Law and Foreign Affairs Minister K. Shanmugam said yesterday: "We set up this committee to come up with recommendations that would help protect the consumer, the borrower. But, at the same time, if you kill off the moneylending industry, then the people who need to borrow won't get access."
The Government accepted 12 of the 15 recommendations. Two - to lift the moratorium on granting new moneylending licences and to regulate debt collection behaviour - will be reviewed as the sector adapts to the regulatory changes, the Law Ministry said.
It rejected a proposal to lift curbs on advertising as it felt this could lead to more borrowing.
"Unrestrained advertising does have an impact on consumer behaviour and encourages borrowing... We noticed a shift in pattern when we allowed advertising, and when we shut off advertising, there was a drop," said Mr Shanmugam. "So our approach is to try and see how we can structure it such that those who really need will go and find a way to borrow, but we don't want to induce demand through advertising."
The 15-member panel was set up last June to review regulations for the industry and recommend improvements, after complaints of excessive borrowing and exorbitant interest rates.
Its other recommendations include capping total borrowing costs at 100 per cent of the principal sum of the loan and capping borrowing at six times the monthly salary of borrowers.
A Moneylenders Credit Bureau will be set up to offer a central repository of information on people using moneylenders. Borrowers excluded from local casinos will be flagged to moneylenders via the bureau.
The panel also proposed standardised loan terms and practices for moneylenders. These will require repayments to be aligned to a borrower's wage cycle set on a monthly basis, and interest to be calculated on a reducing basis.
About 30 moneylenders attended a briefing on the proposed recommendations yesterday.
Moneylenders' Association of Singapore president David Poh said: "Most of them found the proposals to be fair and acceptable."

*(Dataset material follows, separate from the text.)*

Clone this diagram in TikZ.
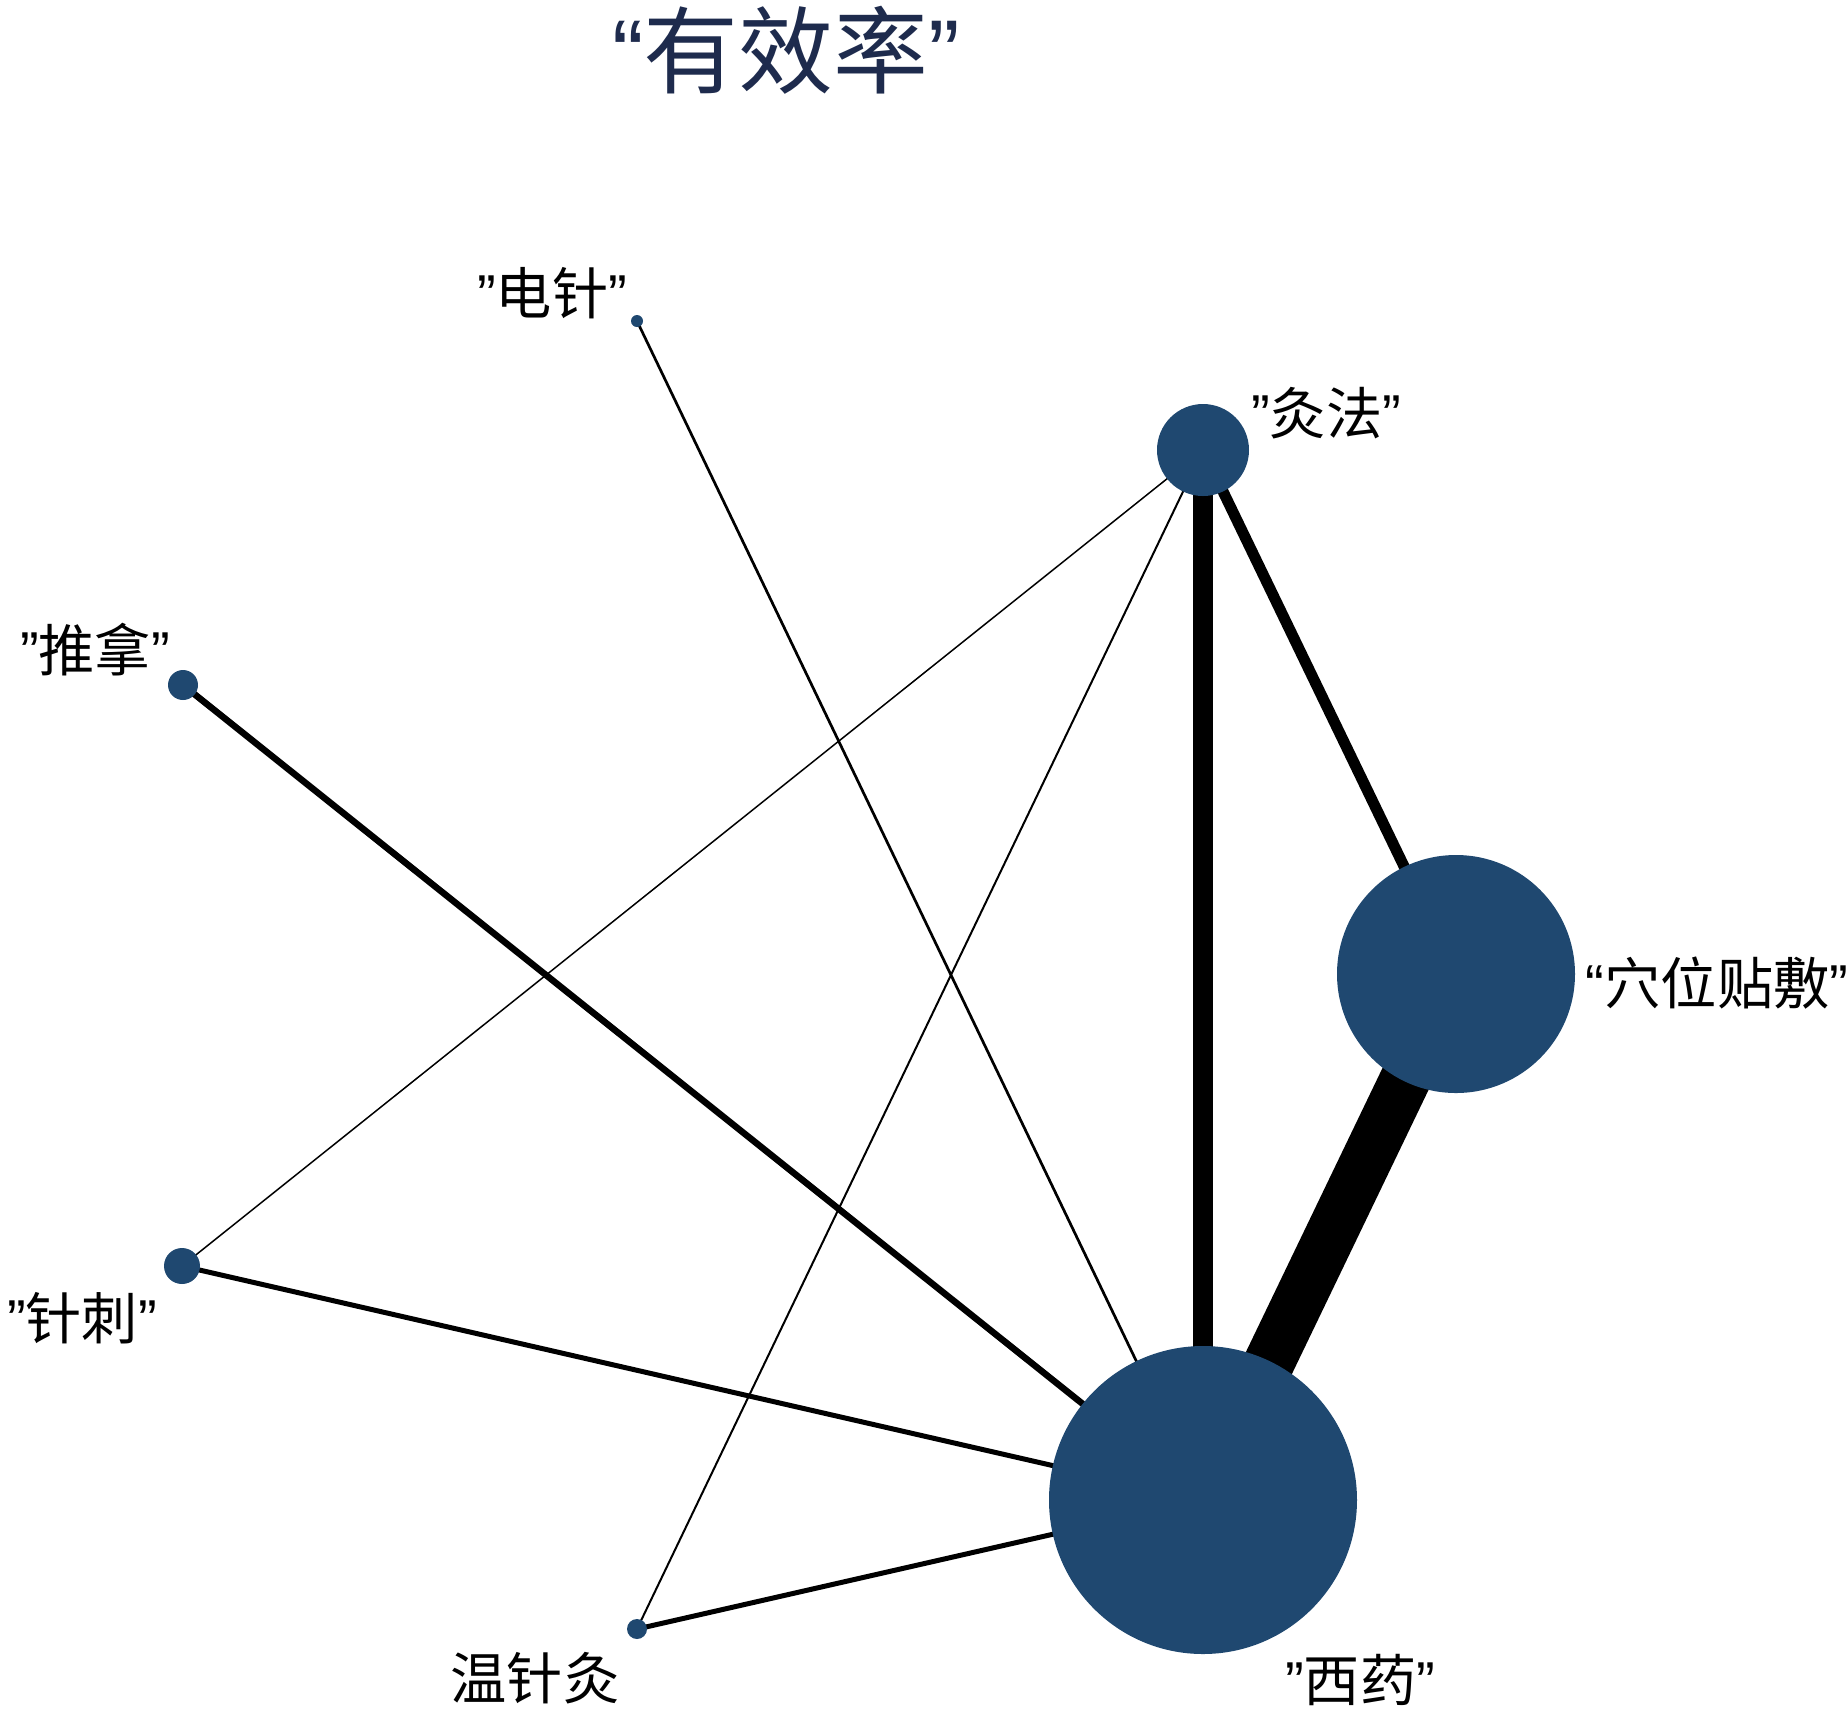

Credit Counselling Singapore president Kuo How Nam felt the gap between the new credit rules taking effect and the implementation of the proposal to control borrowing costs could be seen as an opportunist period for moneylenders. He warned against lending to high-risk borrowers with loans of over 24 times monthly pay.
"They're basically up to their eyeballs in debt. If moneylenders want to lend to these borrowers, it's really a case of seller beware," said Mr Kuo.